DO THIS:
Only the lines from the start of the data below through the line that contains "const presTicks = [400, 600, 800, 1000];" are to be copied, exactly and without pictures.

** START OF DATA BLOCK **

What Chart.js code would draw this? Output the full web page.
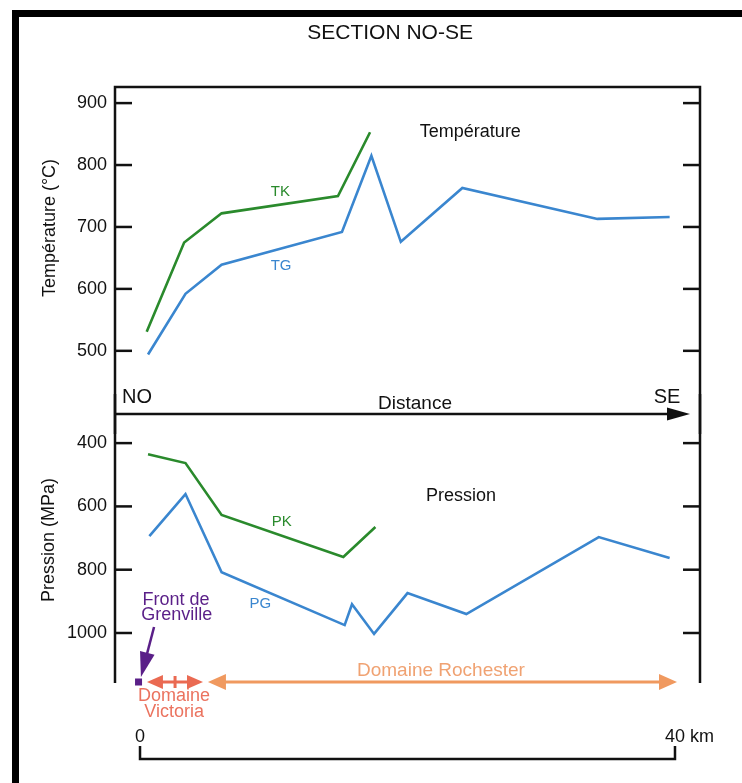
<!DOCTYPE html>
<html>
<head>
<meta charset="utf-8">
<script src="https://cdn.jsdelivr.net/npm/chart.js@4.4.1/dist/chart.umd.min.js"></script>
<style>
    html, body { margin: 0; padding: 0; background: #fff; }
    body { width: 742px; height: 783px; position: relative; overflow: hidden; }
    #cadre { position: absolute; left: 12px; top: 10px; width: 800px; height: 800px;
             border-left: 7px solid #000; border-top: 7px solid #000; }
    canvas { position: absolute; left: 0; }
    #grafTemp { top: 0; }
    #grafPres { top: 394px; }
</style>
</head>
<body>
<div id="cadre"></div>
<canvas id="grafTemp" width="742" height="434"></canvas>
<canvas id="grafPres" width="742" height="389"></canvas>
<script>
// Distances le long de la coupe (km) et valeurs
const tkKm  = [0.5, 3.3, 6.1, 14.8, 17.2];
const tkVal = [531, 675, 722, 750, 853];
const tgKm  = [0.6, 3.4, 6.1, 15.1, 17.3, 19.5, 24.1, 34.2, 39.6];
const tgVal = [494, 592, 639, 692, 815, 676, 763, 713, 716];
const pkKm  = [0.6, 3.4, 6.1, 15.2, 17.6];
const pkVal = [435, 463, 627, 760, 665];
const pgKm  = [0.7, 3.4, 6.1, 15.3, 15.85, 17.5, 20.0, 24.4, 34.3, 39.6];
const pgVal = [694, 561, 808, 975, 909, 1003, 874, 940, 697, 763];

const tempTicks = [500, 600, 700, 800, 900];
const presTicks = [400, 600, 800, 1000];

const FONT = "'Liberation Sans', Arial, sans-serif";
const VERT = "#2a8a2c";
const BLEU = "#3a86cf";
const NOIR = "#111";

const points = (xs, ys) => xs.map((v, i) => ({ x: v, y: ys[i] }));

function texte(ctx, s, x, y, taille, couleur, align) {
    ctx.font = `${taille}px ${FONT}`;
    ctx.fillStyle = couleur;
    ctx.textAlign = align || "center";
    ctx.textBaseline = "middle";
    ctx.fillText(s, x, y);
}

function ligne(ctx, x1, y1, x2, y2) {
    ctx.beginPath();
    ctx.moveTo(x1, y1);
    ctx.lineTo(x2, y2);
    ctx.stroke();
}

// pointe de fleche (triangle plein) orientee selon l'angle
function pointe(ctx, xt, yt, angle, long, demi) {
    const c = Math.cos(angle), s = Math.sin(angle);
    const bx = xt - c * long, by = yt - s * long;
    ctx.beginPath();
    ctx.moveTo(xt, yt);
    ctx.lineTo(bx - s * demi, by + c * demi);
    ctx.lineTo(bx + s * demi, by - c * demi);
    ctx.closePath();
    ctx.fill();
}

function graduations(ctx, a, echelle, valeurs) {
    valeurs.forEach(v => {
        const py = echelle.getPixelForValue(v);
        ligne(ctx, a.left, py, a.left + 17, py);
        ligne(ctx, a.right - 17, py, a.right, py);
    });
}

const dessinTemp = {
    id: "dessinTemp",
    afterDraw(chart) {
        const { ctx, chartArea: a, scales: { x, y } } = chart;
        ctx.save();
        ctx.strokeStyle = NOIR;
        ctx.fillStyle = NOIR;
        ctx.lineWidth = 2.5;
        ctx.lineCap = "butt";

        // cadre du graphique
        ctx.beginPath();
        ctx.moveTo(a.left, chart.height);
        ctx.lineTo(a.left, a.top);
        ctx.lineTo(a.right, a.top);
        ctx.lineTo(a.right, chart.height);
        ctx.stroke();
        graduations(ctx, a, y, tempTicks);

        // axe Distance avec fleche
        ligne(ctx, a.left, a.bottom, a.right - 30, a.bottom);
        pointe(ctx, a.right - 10, a.bottom, 0, 23, 6.5);

        texte(ctx, "SECTION NO-SE", x.getPixelForValue(18.7), 33, 21, NOIR);
        texte(ctx, "NO", x.getPixelForValue(-1.35), y.getPixelForValue(424), 20, NOIR, "left");
        texte(ctx, "SE", x.getPixelForValue(39.4), y.getPixelForValue(424), 20, NOIR);
        texte(ctx, "Distance", x.getPixelForValue(20.56), y.getPixelForValue(415), 19, NOIR);
        texte(ctx, "Température", x.getPixelForValue(24.7), y.getPixelForValue(853), 18, NOIR);
        texte(ctx, "TK", x.getPixelForValue(10.5), y.getPixelForValue(756), 15, VERT);
        texte(ctx, "TG", x.getPixelForValue(10.55), y.getPixelForValue(637), 15, BLEU);

        // titre de l'axe vertical
        ctx.save();
        ctx.translate(50, 228);
        ctx.rotate(-Math.PI / 2);
        texte(ctx, "Température (°C)", 0, 0, 18, NOIR);
        ctx.restore();
        ctx.restore();
    }
};

const dessinPres = {
    id: "dessinPres",
    afterDraw(chart) {
        const { ctx, chartArea: a, scales: { x, y } } = chart;
        ctx.save();
        ctx.strokeStyle = NOIR;
        ctx.fillStyle = NOIR;
        ctx.lineWidth = 2.5;

        ligne(ctx, a.left, 0, a.left, a.bottom);
        ligne(ctx, a.right, 0, a.right, a.bottom);
        graduations(ctx, a, y, presTicks);

        texte(ctx, "Pression", x.getPixelForValue(24.0), y.getPixelForValue(567), 18, NOIR);
        texte(ctx, "PK", x.getPixelForValue(10.6), y.getPixelForValue(650), 15, VERT);
        texte(ctx, "PG", x.getPixelForValue(9.0), y.getPixelForValue(909), 15, BLEU);

        ctx.save();
        ctx.translate(49, a.top + 126);
        ctx.rotate(-Math.PI / 2);
        texte(ctx, "Pression (MPa)", 0, 0, 18, NOIR);
        ctx.restore();

        const yb = a.bottom - 1;

        // Domaine Rochester
        const ORANGE = "#f0995f";
        ctx.strokeStyle = ORANGE;
        ctx.fillStyle = ORANGE;
        ctx.lineWidth = 3;
        const r1 = x.getPixelForValue(5.08), r2 = x.getPixelForValue(40.15);
        ligne(ctx, r1 + 10, yb, r2 - 10, yb);
        pointe(ctx, r1, yb, Math.PI, 18, 8);
        pointe(ctx, r2, yb, 0, 18, 8);
        texte(ctx, "Domaine Rochester", x.getPixelForValue(22.5), y.getPixelForValue(1120), 19, "#f0a272");

        // Domaine Victoria
        const CORAIL = "#ea6a52";
        ctx.strokeStyle = CORAIL;
        ctx.fillStyle = CORAIL;
        const v1 = x.getPixelForValue(0.52), v2 = x.getPixelForValue(4.71), vm = x.getPixelForValue(2.62);
        ligne(ctx, v1 + 8, yb, v2 - 8, yb);
        ligne(ctx, vm, yb - 6, vm, yb + 6);
        pointe(ctx, v1, yb, Math.PI, 16, 7);
        pointe(ctx, v2, yb, 0, 16, 7);
        texte(ctx, "Domaine", x.getPixelForValue(2.55), a.bottom + 13, 18, "#eb735f");
        texte(ctx, "Victoria", x.getPixelForValue(2.55), a.bottom + 29, 18, "#eb735f");

        // Front de Grenville
        const VIOLET = "#5a1f88";
        ctx.strokeStyle = VIOLET;
        ctx.fillStyle = VIOLET;
        ctx.lineWidth = 2.5;
        const fx = x.getPixelForValue(-0.11);
        ctx.fillRect(fx - 3.5, yb - 3.5, 7, 7);
        const ax1 = x.getPixelForValue(1.05), ay1 = y.getPixelForValue(981);
        const ax2 = x.getPixelForValue(0.07), ay2 = y.getPixelForValue(1139);
        const ang = Math.atan2(ay2 - ay1, ax2 - ax1);
        ligne(ctx, ax1, ay1, ax2 - Math.cos(ang) * 12, ay2 - Math.sin(ang) * 12);
        pointe(ctx, ax2, ay2, ang, 25, 7.5);
        texte(ctx, "Front de", x.getPixelForValue(2.69), y.getPixelForValue(896), 18, VIOLET);
        texte(ctx, "Grenville", x.getPixelForValue(2.75), y.getPixelForValue(943), 18, VIOLET);

        // echelle 0 - 40 km
        ctx.strokeStyle = NOIR;
        ctx.lineWidth = 2.5;
        const e0 = x.getPixelForValue(0), e40 = x.getPixelForValue(40);
        const ye = a.bottom + 76;
        ctx.beginPath();
        ctx.moveTo(e0, ye - 13);
        ctx.lineTo(e0, ye);
        ctx.lineTo(e40, ye);
        ctx.lineTo(e40, ye - 13);
        ctx.stroke();
        texte(ctx, "0", e0, a.bottom + 54, 18, NOIR);
        texte(ctx, "40 km", e40 - 10, a.bottom + 54, 18, NOIR, "left");
        ctx.restore();
    }
};

const X_MIN = -1.87, X_MAX = 41.87;

function axeY(min, max, valeurs, inverse) {
    return {
        min: min,
        max: max,
        reverse: inverse,
        afterFit: s => { s.width = 115; },
        afterBuildTicks: s => { s.ticks = valeurs.map(v => ({ value: v })); },
        grid: { display: false, drawTicks: false },
        border: { display: false },
        ticks: { padding: 8, color: NOIR, font: { size: 18, family: FONT }, callback: v => String(v) }
    };
}

function serie(label, data, couleur) {
    return {
        label: label,
        data: data,
        borderColor: couleur,
        borderWidth: 2.6,
        pointRadius: 0,
        tension: 0,
        fill: false,
        borderJoinStyle: "miter"
    };
}

new Chart(document.getElementById("grafTemp"), {
    type: "line",
    data: {
        datasets: [
            serie("TK", points(tkKm, tkVal), VERT),
            serie("TG", points(tgKm, tgVal), BLEU)
        ]
    },
    options: {
        responsive: false,
        animation: false,
        layout: { padding: { top: 87, right: 42, bottom: 20, left: 0 } },
        plugins: { legend: { display: false }, tooltip: { enabled: false } },
        scales: {
            x: { type: "linear", display: false, min: X_MIN, max: X_MAX },
            y: axeY(398, 926, tempTicks, false)
        }
    },
    plugins: [dessinTemp]
});

new Chart(document.getElementById("grafPres"), {
    type: "line",
    data: {
        datasets: [
            serie("PK", points(pkKm, pkVal), VERT),
            serie("PG", points(pgKm, pgVal), BLEU)
        ]
    },
    options: {
        responsive: false,
        animation: false,
        layout: { padding: { top: 20, right: 42, bottom: 100, left: 0 } },
        plugins: { legend: { display: false }, tooltip: { enabled: false } },
        scales: {
            x: { type: "linear", display: false, min: X_MIN, max: X_MAX },
            y: axeY(308, 1158, presTicks, true)
        }
    },
    plugins: [dessinPres]
});
</script>
</body>
</html>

** END OF DATA BLOCK **

FINAL RESULT:
What Chart.js code would draw this? Output the full web page.
<!DOCTYPE html>
<html>
<head>
<meta charset="utf-8">
<script src="https://cdn.jsdelivr.net/npm/chart.js@4.4.1/dist/chart.umd.min.js"></script>
<style>
    html, body { margin: 0; padding: 0; background: #fff; }
    body { width: 742px; height: 783px; position: relative; overflow: hidden; }
    #cadre { position: absolute; left: 12px; top: 10px; width: 800px; height: 800px;
             border-left: 7px solid #000; border-top: 7px solid #000; }
    canvas { position: absolute; left: 0; }
    #grafTemp { top: 0; }
    #grafPres { top: 394px; }
</style>
</head>
<body>
<div id="cadre"></div>
<canvas id="grafTemp" width="742" height="434"></canvas>
<canvas id="grafPres" width="742" height="389"></canvas>
<script>
// Distances le long de la coupe (km) et valeurs
const tkKm  = [0.5, 3.3, 6.1, 14.8, 17.2];
const tkVal = [531, 675, 722, 750, 853];
const tgKm  = [0.6, 3.4, 6.1, 15.1, 17.3, 19.5, 24.1, 34.2, 39.6];
const tgVal = [494, 592, 639, 692, 815, 676, 763, 713, 716];
const pkKm  = [0.6, 3.4, 6.1, 15.2, 17.6];
const pkVal = [435, 463, 627, 760, 665];
const pgKm  = [0.7, 3.4, 6.1, 15.3, 15.85, 17.5, 20.0, 24.4, 34.3, 39.6];
const pgVal = [694, 561, 808, 975, 909, 1003, 874, 940, 697, 763];

const tempTicks = [500, 600, 700, 800, 900];
const presTicks = [400, 600, 800, 1000];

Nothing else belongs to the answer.